Your task >>
Set the data down again, exactly as it reads, but without the pictures.

Dataset excerpt >>

....

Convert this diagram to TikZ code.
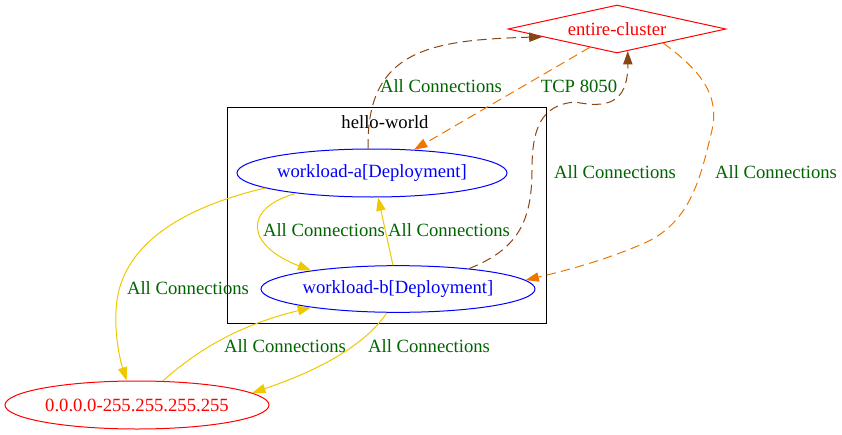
\documentclass[tikz,border=0pt]{standalone}
\usepackage{fontspec}
\setmainfont{Liberation Serif}
\usetikzlibrary{shapes.geometric,arrows.meta}
\definecolor{edgeyellow}{HTML}{EEC900}
\definecolor{edgebrown}{HTML}{8B4513}
\definecolor{edgeorange}{HTML}{EE7600}
\definecolor{lblgreen}{HTML}{006400}
\begin{document}
\begin{tikzpicture}[x=0.75pt,y=-0.75pt,
  font=\fontsize{14pt}{16pt}\selectfont,
  wl/.style={ellipse, draw=blue, text=blue, line width=0.75pt, inner sep=0pt},
  ipnode/.style={ellipse, draw=red, text=red, line width=0.75pt, inner sep=0pt},
  ecnode/.style={diamond, draw=red, text=red, line width=0.75pt, inner sep=0pt,
    shape aspect=4.5, minimum width=163.5pt, minimum height=36pt},
  lbl/.style={text=lblgreen, inner sep=0pt},
  conn/.style={line width=0.75pt, -{Triangle[length=10pt,width=7pt]}},
  yel/.style={conn, draw=edgeyellow},
  brownc/.style={conn, draw=edgebrown, dash pattern=on 7pt off 4pt},
  orangec/.style={conn, draw=edgeorange, dash pattern=on 7pt off 4pt}]
\useasboundingbox (0,0) rectangle (842,435);

% cluster
\node[draw, line width=0.75pt, inner sep=0pt, minimum width=239.25pt, minimum height=162pt] (hw) at (386.5,215) {};
\node[inner sep=0pt] (hwl) at (385,122) {hello-world};

% nodes
\node[ecnode] (ec) at (617,29) {entire-cluster};
\node[wl, minimum width=202.5pt, minimum height=36pt] (wa) at (372,173) {workload-a[Deployment]};
\node[wl, minimum width=205.5pt, minimum height=35pt] (wb) at (398,289) {workload-b[Deployment]};
\node[ipnode, minimum width=198pt, minimum height=36pt] (ip) at (137,405) {0.0.0.0-255.255.255.255};

% edges
\draw[brownc] (wa.99.5) .. controls (366,50) and (430,40) .. (ec.186);
\draw[orangec] (ec.-146) -- (wa.29);
\draw[brownc] (wb.16) .. controls (515,250) and (532,225) .. (532,170)
  .. controls (532,130) and (540,105) .. (575,102)
  .. controls (605,108) and (628,105) .. (ec.-64);
\draw[orangec] (ec.-17) .. controls (700,70) and (720,95) .. (712,130)
  .. controls (700,180) and (690,225) .. (640,245)
  .. controls (600,262) and (560,272) .. (wb.4.5);
\draw[yel] (wa.-165) .. controls (243,208) and (245,245) .. (wb.168);
\draw[yel] (wb.102) -- (wa.-76);
\draw[yel] (wa.-172) .. controls (180,208) and (125,245) .. (117,300)
  .. controls (113,330) and (120,360) .. (ip.113);
\draw[yel] (ip.43) .. controls (200,348) and (240,325) .. (wb.-168);
\draw[yel] (wb.-115) .. controls (365,345) and (320,370) .. (ip.6);

% labels
\node[lbl] (l1) at (441,86) {All Connections};
\node[lbl] (l2) at (579,86) {TCP 8050};
\node[lbl] (l3) at (615,172) {All Connections};
\node[lbl] (l4) at (776,172) {All Connections};
\node[lbl] (l5) at (324,230) {All Connections};
\node[lbl] (l6) at (449,230) {All Connections};
\node[lbl] (l7) at (188,288) {All Connections};
\node[lbl] (l8) at (285,346) {All Connections};
\node[lbl] (l9) at (429,346) {All Connections};
\end{tikzpicture}
\end{document}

....

Expected answer >>
Convert this diagram to TikZ code.
\documentclass[tikz,border=0pt]{standalone}
\usepackage{fontspec}
\setmainfont{Liberation Serif}
\usetikzlibrary{shapes.geometric,arrows.meta}
\definecolor{edgeyellow}{HTML}{EEC900}
\definecolor{edgebrown}{HTML}{8B4513}
\definecolor{edgeorange}{HTML}{EE7600}
\definecolor{lblgreen}{HTML}{006400}
\begin{document}
\begin{tikzpicture}[x=0.75pt,y=-0.75pt,
  font=\fontsize{14pt}{16pt}\selectfont,
  wl/.style={ellipse, draw=blue, text=blue, line width=0.75pt, inner sep=0pt},
  ipnode/.style={ellipse, draw=red, text=red, line width=0.75pt, inner sep=0pt},
  ecnode/.style={diamond, draw=red, text=red, line width=0.75pt, inner sep=0pt,
    shape aspect=4.5, minimum width=163.5pt, minimum height=36pt},
  lbl/.style={text=lblgreen, inner sep=0pt},
  conn/.style={line width=0.75pt, -{Triangle[length=10pt,width=7pt]}},
  yel/.style={conn, draw=edgeyellow},
  brownc/.style={conn, draw=edgebrown, dash pattern=on 7pt off 4pt},
  orangec/.style={conn, draw=edgeorange, dash pattern=on 7pt off 4pt}]
\useasboundingbox (0,0) rectangle (842,435);

% cluster
\node[draw, line width=0.75pt, inner sep=0pt, minimum width=239.25pt, minimum height=162pt] (hw) at (386.5,215) {};
\node[inner sep=0pt] (hwl) at (385,122) {hello-world};

% nodes
\node[ecnode] (ec) at (617,29) {entire-cluster};
\node[wl, minimum width=202.5pt, minimum height=36pt] (wa) at (372,173) {workload-a[Deployment]};
\node[wl, minimum width=205.5pt, minimum height=35pt] (wb) at (398,289) {workload-b[Deployment]};
\node[ipnode, minimum width=198pt, minimum height=36pt] (ip) at (137,405) {0.0.0.0-255.255.255.255};

% edges
\draw[brownc] (wa.99.5) .. controls (366,50) and (430,40) .. (ec.186);
\draw[orangec] (ec.-146) -- (wa.29);
\draw[brownc] (wb.16) .. controls (515,250) and (532,225) .. (532,170)
  .. controls (532,130) and (540,105) .. (575,102)
  .. controls (605,108) and (628,105) .. (ec.-64);
\draw[orangec] (ec.-17) .. controls (700,70) and (720,95) .. (712,130)
  .. controls (700,180) and (690,225) .. (640,245)
  .. controls (600,262) and (560,272) .. (wb.4.5);
\draw[yel] (wa.-165) .. controls (243,208) and (245,245) .. (wb.168);
\draw[yel] (wb.102) -- (wa.-76);
\draw[yel] (wa.-172) .. controls (180,208) and (125,245) .. (117,300)
  .. controls (113,330) and (120,360) .. (ip.113);
\draw[yel] (ip.43) .. controls (200,348) and (240,325) .. (wb.-168);
\draw[yel] (wb.-115) .. controls (365,345) and (320,370) .. (ip.6);

% labels
\node[lbl] (l1) at (441,86) {All Connections};
\node[lbl] (l2) at (579,86) {TCP 8050};
\node[lbl] (l3) at (615,172) {All Connections};
\node[lbl] (l4) at (776,172) {All Connections};
\node[lbl] (l5) at (324,230) {All Connections};
\node[lbl] (l6) at (449,230) {All Connections};
\node[lbl] (l7) at (188,288) {All Connections};
\node[lbl] (l8) at (285,346) {All Connections};
\node[lbl] (l9) at (429,346) {All Connections};
\end{tikzpicture}
\end{document}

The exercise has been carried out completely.